Inner strength is often a metaphor for depicting style and fashion.
Vivienne Hu chose to give her styles at New York Fashion Week (NYFW) SS17 a tribute to the strength of New Yorkers following the 9/11 attacks. The message was to convey that women stand together as strong and independent. However, what the collection more aptly represented was the diversity of New York, given that it included a melting pot of different styles and cuts.
This was one show which did not follow a certain theme or trend, but was more a collection of stylish and interestingly cut styles that the modern woman could pull off with ease. It reflected Vivienne Hu’s diverse life experiences of having worked in invest banking, and quotably felt her transition to fashion was one that involved “European classic elegance, New York urban glamor and Asian exoticism.”
In that respect, there were several standouts. The floral and lace mesh loose fit jackets, tight fitting jumpsuits and mesh paneled pants were easy to envision being sold out in retail. White oversized sleeps and bodices supplemented the slimming outfits well.
The floral print theme was laced with a window-pane check overlay, and used in a crop-top with high waisted skirts, matching skirts, backless dresses, and often paired with Gladiator shoes. The art of using the same printed fabrics in different styles repeated itself for the duration of the show, showcasing versatility and retail minded sharpness for the spring season.
With a former love for the orange hue, I enjoyed its rather collegiate pairing with a teal blue in several outfits, usually as stripes on dresses or shorts. However a very elegant polka dotted blouse with a flowing orange skirt, while not fitting with the preceding looks, was an eye soother.
Borrowing from menswear silhouettes were a string of looks in military green, thus continuing the trend of gender neutral inspired clothing. A mixed silk trench-coat and trench-dress were offset by a belted dress complete with men’s style breast pockets. Naturally, the color gave itself well to feminine styles in sheer, too.
A more abstract set of prints in tile hues reminded me of Middle Eastern tile prints, and showed up in belted sweaters, trench-coat-dresses, dungaree-styles dresses and waistcoat style outerwear. The inspiration from menswear cuts was evident, but when paired with short dresses or shorts, made the looks very feminine.

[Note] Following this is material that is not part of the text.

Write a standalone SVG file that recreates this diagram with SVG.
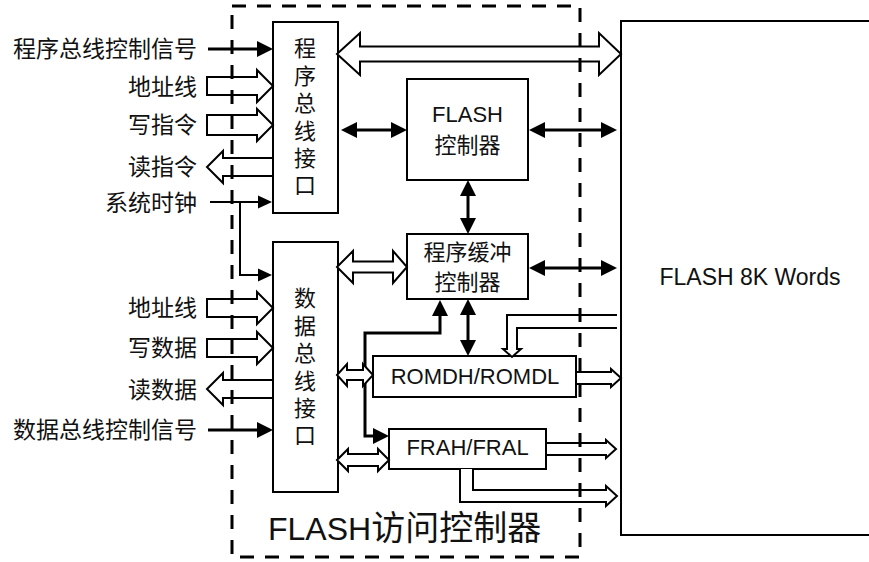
<svg xmlns="http://www.w3.org/2000/svg" width="869" height="562" viewBox="0 0 869 562">
<style>
.box{fill:#fff;stroke:#000;stroke-width:2}
.hol{fill:#fff;stroke:#000;stroke-width:2;stroke-linejoin:miter}
.thk{fill:none;stroke:#000;stroke-width:3}
.thn{fill:none;stroke:#000;stroke-width:2}
.cn{font-family:"Noto Sans CJK SC","Liberation Sans",sans-serif;font-size:23px;fill:#111}
.lt{font-family:"Liberation Sans","Noto Sans CJK SC",sans-serif;font-size:22px;fill:#111}
.vt{font-family:"Noto Sans CJK SC",sans-serif;font-size:22px;fill:#111;writing-mode:vertical-rl;letter-spacing:5.4px}
.dash{fill:none;stroke:#000;stroke-width:3;stroke-dasharray:14 11}
</style>
<defs>
<marker id="ah" viewBox="0 0 16 16" refX="10" refY="8" markerWidth="16" markerHeight="16" markerUnits="userSpaceOnUse" orient="auto-start-reverse"><path d="M0,0 L16,8 L0,16 z" fill="#000"/></marker>
<marker id="ahs" viewBox="0 0 14 14" refX="8" refY="7" markerWidth="14" markerHeight="14" markerUnits="userSpaceOnUse" orient="auto-start-reverse"><path d="M0,0.5 L14,7 L0,13.5 z" fill="#000"/></marker>
</defs>
<rect width="869" height="562" fill="#fff"/>

<g id="flash-mem">
<path class="box" d="M880,21 H621 V535 H880"/>
<text class="lt" x="750" y="285" text-anchor="middle" style="font-size:23px">FLASH 8K Words</text>
</g>

<g id="prog-bus-if">
<rect class="box" x="273" y="22" width="65" height="191"/>
<text class="vt" x="305" y="37">程序总线接口</text>
</g>

<g id="data-bus-if">
<rect class="box" x="273" y="242" width="65" height="250"/>
<text class="vt" x="305" y="287">数据总线接口</text>
</g>

<g id="flash-ctrl">
<rect class="box" x="407" y="79" width="121" height="101"/>
<text class="lt" x="467.5" y="122" text-anchor="middle">FLASH</text>
<text class="cn" x="467.5" y="153" text-anchor="middle" style="font-size:22px">控制器</text>
</g>

<g id="buf-ctrl">
<rect class="box" x="407" y="234" width="121" height="65"/>
<text class="cn" x="467.5" y="260" text-anchor="middle" style="font-size:22px">程序缓冲</text>
<text class="cn" x="467.5" y="290" text-anchor="middle" style="font-size:22px">控制器</text>
</g>

<g id="romd">
<rect class="box" x="373" y="356" width="203" height="41"/>
<text class="lt" x="475" y="384" text-anchor="middle">ROMDH/ROMDL</text>
</g>

<g id="fra">
<rect class="box" x="389" y="429" width="157" height="40"/>
<text class="lt" x="467.5" y="455" text-anchor="middle">FRAH/FRAL</text>
</g>

<g id="labels">
<text class="cn" x="197" y="57" text-anchor="end">程序总线控制信号</text>
<text class="cn" x="197" y="95" text-anchor="end">地址线</text>
<text class="cn" x="197" y="133" text-anchor="end">写指令</text>
<text class="cn" x="197" y="175" text-anchor="end">读指令</text>
<text class="cn" x="197" y="211" text-anchor="end">系统时钟</text>
<text class="cn" x="197" y="316" text-anchor="end">地址线</text>
<text class="cn" x="197" y="356" text-anchor="end">写数据</text>
<text class="cn" x="197" y="398" text-anchor="end">读数据</text>
<text class="cn" x="197" y="438" text-anchor="end">数据总线控制信号</text>
</g>

<g id="connectors">
<line class="thk" x1="208" y1="49" x2="267" y2="49" marker-end="url(#ah)"/>
<polygon class="hol" points="207,77 257,77 257,70 273,86 257,102 257,95 207,95"/>
<polygon class="hol" points="207,115 257,115 257,109 273,125 257,141 257,135 207,135"/>
<polygon class="hol" points="273,158 223,158 223,151 207,167 223,183 223,176 273,176"/>
<path class="thn" d="M210,202 H266" marker-end="url(#ahs)"/>
<path class="thn" d="M240,202 V275 H266" marker-end="url(#ahs)"/>
<polygon class="hol" points="207,299 257,299 257,292 273,308 257,324 257,317 207,317"/>
<polygon class="hol" points="207,339 257,339 257,332 273,348 257,364 257,357 207,357"/>
<polygon class="hol" points="273,380 223,380 223,373 207,389 223,405 223,398 273,398"/>
<line class="thk" x1="208" y1="430" x2="267" y2="430" marker-end="url(#ah)"/>
<polygon class="hol" points="337,54 360,33 360,46.5 599,46.5 599,33 621,54 599,75 599,61.5 360,61.5 360,75"/>
<line class="thk" x1="347" y1="130" x2="401" y2="130" marker-start="url(#ah)" marker-end="url(#ah)"/>
<line class="thk" x1="535" y1="130" x2="611" y2="130" marker-start="url(#ah)" marker-end="url(#ah)"/>
<line class="thk" x1="468" y1="186" x2="468" y2="228" marker-start="url(#ah)" marker-end="url(#ah)"/>
<line class="thk" x1="535" y1="268" x2="611" y2="268" marker-start="url(#ah)" marker-end="url(#ah)"/>
<line class="thk" x1="468" y1="305" x2="468" y2="350" marker-start="url(#ah)" marker-end="url(#ah)"/>
<path class="thk" d="M440,306 V333 H365 V436 H383" marker-start="url(#ah)" marker-end="url(#ah)"/>
<polygon class="hol" points="337,267 353,251 353,261.5 393,261.5 393,251 407,267 393,283 393,272.5 353,272.5 353,283"/>
<polygon class="hol" points="337,375 347,364 347,370 363,370 363,364 373,375 363,386 363,380 347,380 347,386"/>
<polygon class="hol" points="337,460 348,449 348,454 378,454 378,449 389,460 378,471 378,466 348,466 348,471"/>
<polyline class="hol" points="617,315 507,315 507,349 503,349 512,357 521,349 517,349 517,328 617,328"/>
<polygon class="hol" points="576,372 611,372 611,369 621,378 611,387 611,384 576,384"/>
<polygon class="hol" points="546,443 606,443 606,440 616,449 606,458 606,455 546,455"/>
<polyline class="hol" points="460,469 460,502 606,502 606,506 617,496 606,486 606,490 473,490 473,469"/>
</g>

<g id="access-ctrl">
<rect class="dash" x="232" y="6" width="348" height="551"/>
<text x="268" y="540" style="font-family:'Liberation Sans','Noto Sans CJK SC',sans-serif;font-size:32px;fill:#111">FLASH<tspan style="font-family:'Noto Sans CJK SC',sans-serif;font-size:34px">访问控制器</tspan></text>
</g>
</svg>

A favorite here was a blue and print contrast matching cropped sweater with loose capris, where the contrast on the oversized breast pockets and rear pockets made for a whimsical, playful departure from dainty elegance.
A series of unrelated looks in sky blue and white ended the show, with a blazer and shorts looks sans shirt gathering many obvious eyeballs. Vivienne Hu brought back the trend of utilizing belts in contrasting hues (white on blue, brown on green) to add a slimming element on well toned waistlines. Plus, this enabled the models to indirectly heighten or lower what they perceived to be their waistline for the look, which offered versatility.
While erratic in its theme, the collection offered looks for a plethora of women from different walks of life, and reflected on Vivienne Hu’s own diverse background. Akin to a professional, and cultural, melting pot.